Tuesday, April 12, 2011

the truth about pugs

More Warcraft talk, as it seems that certain readers who would never be caught playing the online sensation can't get enough of reading about it!

I've written before that for years I was frustrated in Warcraft because I couldn't reliably find other players to help me do things which require more than one person to work together. I usually quested in those days, and it was a red letter day when I'd find a stranger or two who worked well with me. Whenever this did happen and I was able to get a lot of group quests done, I was very happy indeed. In the early years I never did belong to guilds who had it together enough to run high-level dungeons as a guild (which requires five high level players), but I did belong for a long time to a guild where a player would run our lower level characters through dungeons. This fellow had an amazingly powerful Warcraft character but was himself really lacking in social graces. I didn't care, though, because while I was leveling Chlonnaa, a draenei mage, he'd take me through Zul'Farrak and the Scarlet Monastery, and all Chlonnaa had to do was scuttle behind him picking up loot from all the corpses in his wake. Later he was kicked out of our guild, and I complained fruitlessly. "Who else will run the lower levels? Who?" I said in guild chat, and of course, the answer turned out to be nobody.

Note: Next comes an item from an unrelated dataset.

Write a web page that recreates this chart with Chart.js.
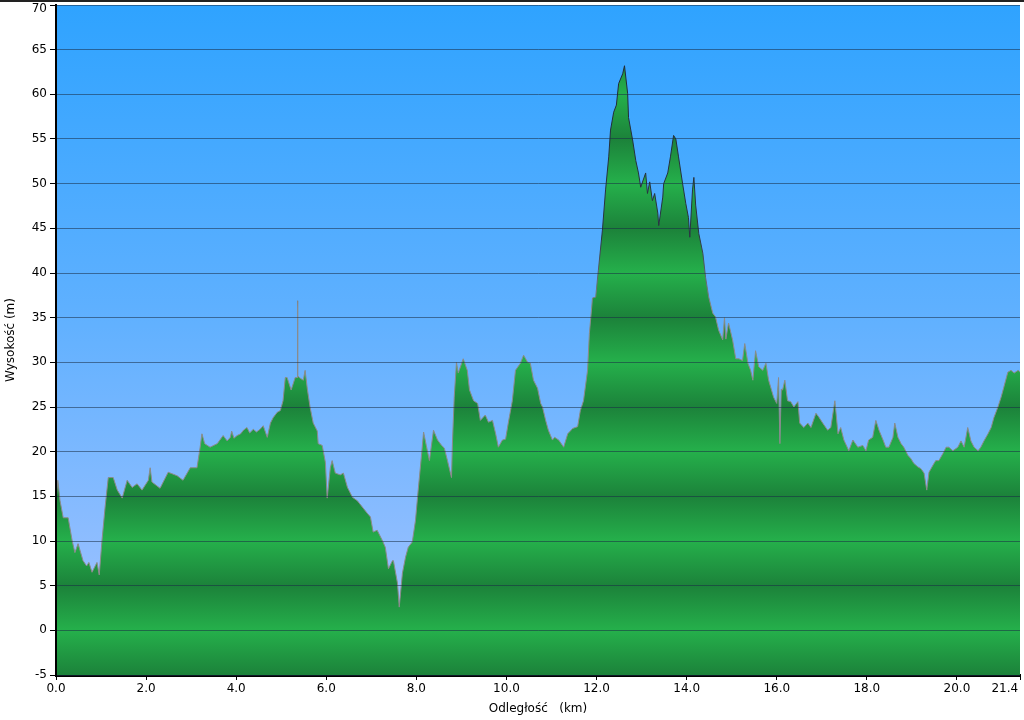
<!DOCTYPE html>
<html>
<head>
<meta charset="utf-8">
<script src="https://cdn.jsdelivr.net/npm/chart.js@4.4.1/dist/chart.umd.min.js"></script>
<style>
  html, body { margin: 0; padding: 0; background: #fff; }
  #wrap { width: 1024px; height: 720px; }
</style>
</head>
<body>
<div id="wrap"><canvas id="profileChart" width="1024" height="720"></canvas></div>
<script>
// Profil wysokości trasy - odległość (km) / wysokość (m)
const distances = [
  0.00, 0.04, 0.09, 0.16, 0.27, 0.36, 0.42, 0.49, 0.60, 0.68, 0.73, 0.80, 0.91, 0.96, 1.02, 1.09,
  1.16, 1.27, 1.36, 1.47, 1.58, 1.69, 1.80, 1.91, 2.05, 2.09, 2.13, 2.31, 2.49, 2.69, 2.82, 2.98,
  3.13, 3.20, 3.24, 3.30, 3.36, 3.42, 3.58, 3.71, 3.80, 3.87, 3.90, 3.95, 4.02, 4.10, 4.16, 4.24,
  4.30, 4.38, 4.45, 4.53, 4.60, 4.69, 4.76, 4.82, 4.91, 4.98, 5.04, 5.09, 5.13, 5.22, 5.31, 5.35,
  5.36, 5.37, 5.40, 5.49, 5.53, 5.58, 5.64, 5.71, 5.80, 5.82, 5.91, 5.98, 6.02, 6.09, 6.13, 6.20,
  6.31, 6.38, 6.47, 6.58, 6.69, 6.80, 6.91, 6.98, 7.04, 7.13, 7.24, 7.31, 7.38, 7.47, 7.49, 7.58,
  7.62, 7.69, 7.76, 7.82, 7.91, 7.98, 8.04, 8.11, 8.16, 8.22, 8.29, 8.38, 8.47, 8.56, 8.62, 8.69,
  8.78, 8.80, 8.84, 8.89, 8.93, 9.04, 9.13, 9.18, 9.27, 9.36, 9.42, 9.53, 9.60, 9.69, 9.76, 9.82,
  9.91, 9.98, 10.04, 10.13, 10.20, 10.31, 10.38, 10.47, 10.53, 10.60, 10.69, 10.76, 10.80, 10.87, 10.93, 11.02,
  11.07, 11.16, 11.27, 11.36, 11.47, 11.58, 11.64, 11.71, 11.80, 11.84, 11.91, 11.98, 12.04, 12.13, 12.20, 12.27,
  12.31, 12.38, 12.44, 12.49, 12.58, 12.62, 12.69, 12.71, 12.80, 12.87, 12.93, 12.98, 13.09, 13.13, 13.18, 13.24,
  13.29, 13.36, 13.38, 13.47, 13.49, 13.58, 13.64, 13.71, 13.76, 13.82, 13.91, 13.98, 14.04, 14.07, 14.13, 14.16,
  14.20, 14.27, 14.36, 14.42, 14.49, 14.58, 14.64, 14.71, 14.80, 14.84, 14.87, 14.93, 15.02, 15.09, 15.16, 15.24,
  15.29, 15.36, 15.42, 15.47, 15.53, 15.60, 15.69, 15.76, 15.82, 15.93, 16.00, 16.04, 16.07, 16.10, 16.13, 16.18,
  16.24, 16.31, 16.38, 16.47, 16.51, 16.60, 16.69, 16.76, 16.87, 16.93, 17.02, 17.13, 17.20, 17.29, 17.36, 17.42,
  17.49, 17.60, 17.69, 17.80, 17.91, 17.98, 18.04, 18.13, 18.20, 18.27, 18.36, 18.42, 18.49, 18.58, 18.62, 18.69,
  18.76, 18.82, 18.91, 18.98, 19.04, 19.13, 19.20, 19.27, 19.33, 19.38, 19.47, 19.53, 19.60, 19.69, 19.76, 19.82,
  19.91, 20.02, 20.09, 20.16, 20.24, 20.31, 20.38, 20.47, 20.53, 20.60, 20.69, 20.76, 20.82, 20.91, 20.98, 21.04,
  21.13, 21.20, 21.27, 21.36, 21.40
];
const elevations = [
  14.5, 16.8, 14.5, 12.6, 12.6, 10.0, 8.7, 9.7, 7.8, 7.2, 7.6, 6.5, 7.6, 6.2, 10.0, 13.8,
  17.1, 17.1, 15.7, 14.8, 16.8, 16.0, 16.4, 15.7, 16.8, 18.2, 16.6, 15.9, 17.7, 17.3, 16.8, 18.2,
  18.2, 20.5, 22.0, 20.9, 20.7, 20.5, 20.9, 21.8, 21.2, 21.6, 22.3, 21.5, 21.8, 22.0, 22.4, 22.7,
  22.1, 22.5, 22.2, 22.5, 22.9, 21.6, 23.2, 23.8, 24.4, 24.6, 25.7, 28.3, 28.3, 26.9, 28.3, 28.3,
  36.9, 28.5, 28.3, 28.0, 29.1, 27.0, 25.0, 23.2, 22.3, 20.9, 20.7, 18.8, 14.8, 18.2, 19.0, 17.6,
  17.4, 17.6, 16.0, 14.9, 14.5, 13.8, 13.1, 12.7, 11.0, 11.2, 10.1, 9.3, 6.9, 7.8, 7.8, 5.3,
  2.6, 6.4, 8.2, 9.3, 9.9, 12.3, 15.7, 19.4, 22.2, 20.7, 19.0, 22.4, 21.3, 20.7, 20.4, 19.0,
  17.1, 20.9, 26.1, 30.0, 28.8, 30.4, 29.1, 26.9, 25.7, 25.4, 23.5, 24.1, 23.3, 23.5, 22.0, 20.5,
  21.3, 21.4, 23.2, 25.7, 29.1, 29.9, 30.8, 30.0, 29.9, 28.0, 27.1, 25.4, 25.0, 23.5, 22.4, 21.3,
  21.6, 21.3, 20.5, 22.0, 22.6, 22.8, 24.6, 25.7, 29.1, 33.2, 37.2, 37.3, 40.3, 44.8, 49.3, 53.0,
  56.0, 58.0, 58.8, 61.2, 62.3, 63.2, 60.1, 57.4, 54.9, 52.6, 51.2, 49.6, 51.2, 48.9, 50.2, 48.1,
  48.9, 46.7, 45.3, 48.5, 50.0, 51.2, 53.0, 55.4, 55.0, 53.0, 50.0, 47.8, 46.2, 44.0, 49.3, 50.7,
  47.6, 44.4, 42.2, 39.5, 37.3, 35.5, 35.1, 33.6, 32.5, 35.0, 32.6, 34.4, 32.5, 30.4, 30.4, 30.2,
  32.1, 29.9, 29.1, 28.0, 31.3, 29.5, 29.1, 29.9, 28.0, 26.1, 25.4, 28.3, 20.9, 27.0, 26.9, 28.0,
  25.7, 25.6, 25.0, 25.6, 23.2, 22.7, 23.2, 22.7, 24.3, 23.9, 23.2, 22.4, 22.7, 25.7, 22.0, 22.7,
  21.3, 20.1, 21.3, 20.5, 20.7, 20.1, 21.3, 21.6, 23.5, 22.4, 21.3, 20.5, 20.5, 21.6, 23.2, 21.6,
  20.9, 20.5, 19.6, 19.2, 18.7, 18.3, 18.1, 17.6, 15.7, 17.7, 18.5, 19.0, 19.0, 19.8, 20.5, 20.5,
  20.1, 20.5, 21.2, 20.5, 22.7, 21.2, 20.5, 20.1, 20.5, 21.2, 22.0, 22.7, 23.8, 25.0, 26.1, 27.2,
  28.9, 29.1, 28.8, 29.1, 28.9
];
const yTickValues = [-5, 0, 5, 10, 15, 20, 25, 30, 35, 40, 45, 50, 55, 60, 65, 70];
const xTickValues = [0, 2, 4, 6, 8, 10, 12, 14, 16, 18, 20, 21.4];

const skyTop = '#2fa3ff';
const skyMid = '#5eb0ff';
const skyBottom = '#a8c4ff';
const greenLight = '#25b04b';
const greenDark = '#1c823a';
const axisFont = { family: 'DejaVu Sans', size: 12 };
const topLabelFont = { family: 'DejaVu Sans', size: 12, lineHeight: 0.6 };

// blue sky behind the plot + thin frame line at the top
const skyBackground = {
    id: 'skyBackground',
    beforeDraw(chart) {
        const { ctx, chartArea } = chart;
        if (!chartArea) return;
        const g = ctx.createLinearGradient(0, chartArea.top, 0, chartArea.bottom);
        g.addColorStop(0, skyTop);
        g.addColorStop(0.45, skyMid);
        g.addColorStop(1, skyBottom);
        ctx.save();
        ctx.fillStyle = g;
        ctx.fillRect(chartArea.left, chartArea.top, chartArea.right - chartArea.left, chartArea.bottom - chartArea.top);
        ctx.restore();
    },
    afterDraw(chart) {
        const ctx = chart.ctx;
        ctx.save();
        ctx.strokeStyle = '#222';
        ctx.lineWidth = 2;
        ctx.beginPath();
        ctx.moveTo(0, 1);
        ctx.lineTo(chart.width, 1);
        ctx.stroke();
        ctx.restore();
    }
};

function bandedGreen(context) {
    const chart = context.chart;
    const { ctx, chartArea, scales } = chart;
    if (!chartArea) return greenLight;
    const h = chartArea.bottom - chartArea.top;
    const g = ctx.createLinearGradient(0, chartArea.top, 0, chartArea.bottom);
    yTickValues.forEach(v => {
        const pos = (scales.y.getPixelForValue(v) - chartArea.top) / h;
        g.addColorStop(Math.min(1, Math.max(0, pos)), (v / 5) % 2 ? greenDark : greenLight);
    });
    return g;
}

function lineShade(context) {
    const chart = context.chart;
    const { ctx, chartArea, scales } = chart;
    if (!chartArea) return '#888';
    const h = chartArea.bottom - chartArea.top;
    const g = ctx.createLinearGradient(0, chartArea.top, 0, chartArea.bottom);
    g.addColorStop(0, '#1c2633');
    g.addColorStop((scales.y.getPixelForValue(44) - chartArea.top) / h, '#2a3540');
    g.addColorStop((scales.y.getPixelForValue(36) - chartArea.top) / h, '#8a8a8a');
    g.addColorStop(1, '#8a8a8a');
    return g;
}

const points = distances.map((d, i) => ({ x: d, y: elevations[i] }));
const lastX = xTickValues[xTickValues.length - 1];
const topY = yTickValues[yTickValues.length - 1];

new Chart(document.getElementById('profileChart'), {
    type: 'line',
    data: {
        datasets: [{
            label: 'Wysokość',
            data: points,
            fill: 'start',
            backgroundColor: bandedGreen,
            borderColor: lineShade,
            borderWidth: 1,
            pointRadius: 0,
            tension: 0
        }]
    },
    options: {
        responsive: false,
        animation: false,
        layout: { padding: { top: 5, right: 4, left: 0, bottom: 0 } },
        plugins: {
            legend: { display: false },
            tooltip: { enabled: false }
        },
        scales: {
            x: {
                type: 'linear',
                min: 0,
                max: lastX,
                afterBuildTicks: scale => { scale.ticks = xTickValues.map(v => ({ value: v })); },
                afterFit: scale => {
                    scale.height = 45;
                    scale.paddingLeft = 0;
                    scale.paddingRight = 0;
                },
                ticks: {
                    autoSkip: false,
                    maxRotation: 0,
                    padding: 2,
                    color: '#000',
                    font: axisFont,
                    // last label sits left of its tick, like in the original
                    callback: v => v === lastX ? Number(v).toFixed(1) + '        ' : Number(v).toFixed(1)
                },
                grid: { drawOnChartArea: false, drawTicks: true, tickLength: 5, tickColor: '#000' },
                border: { display: true, color: '#000', width: 3 },
                title: { display: true, text: 'Odległość   (km)', color: '#000', font: axisFont, padding: { top: 2, bottom: 4 } }
            },
            y: {
                min: -5,
                max: topY,
                afterFit: scale => {
                    scale.width = 56;
                    scale.paddingTop = 0;
                    scale.paddingBottom = 0;
                },
                afterBuildTicks: scale => { scale.ticks = yTickValues.map(v => ({ value: v })); },
                ticks: {
                    color: '#000',
                    padding: 3,
                    font: ctx => (ctx.tick && ctx.tick.value === topY) ? topLabelFont : axisFont,
                    callback: v => v === topY ? ['', String(v)] : String(v)
                },
                grid: { color: 'rgba(25, 45, 70, 0.55)', lineWidth: 1, tickLength: 6, tickColor: '#000', z: 1 },
                border: { display: true, color: '#000', width: 2, z: 2 },
                title: { display: true, text: 'Wysokość (m)', color: '#000', font: axisFont, padding: { top: 4, bottom: 4 } }
            }
        }
    },
    plugins: [skyBackground]
});
</script>
</body>
</html>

Once Blizzard created the "find group" tool, enabling players to get matched up with others and put into dungeons appropriate for their skill level, I was happy not to have to beg for runs on any of my characters. It was much more interesting, after all, to fight the elite monsters on your own, rather than just pick through their remains. But a problem remains, which is beyond Blizzard's ability to solve: a lot of Warcraft players are really awful human beings. There is nothing like a pug (a group of strangers is a "pick up group" or "pug" for short) to make you have sorrow for humanity.

Many players enjoy insulting their fellow players as much as completing a dungeon run. It used to be that the word "noob" was the most common insult, but currently the adjective "fail" is the most popular, as in "fail tank pulled the whole room", "fail healer sucks", "fail shammy doesn't know how to rez", etc.., etc...

And there's the equipment snobbery. This has become worse and more ubiquitous since Cataclysm came out. There's some underlying justification: a character's powers are largely determined by their armor and weapons. As you run more and more dungeons, you can get better equipment, but the catch 22 is that if you aren't geared very well, no one wants to run a heroic with you, and thus it's hard for you to get geared. When I was just-geared-enough to run dungeons in Cataclysm on heroic setting (harder than normal and with better loot to be had), I sat them out after a couple rough ones. I waited until I was mediocrely geared. Now the character I play most is really well-geared, and I don't get any criticism, but it was a rough haul getting there.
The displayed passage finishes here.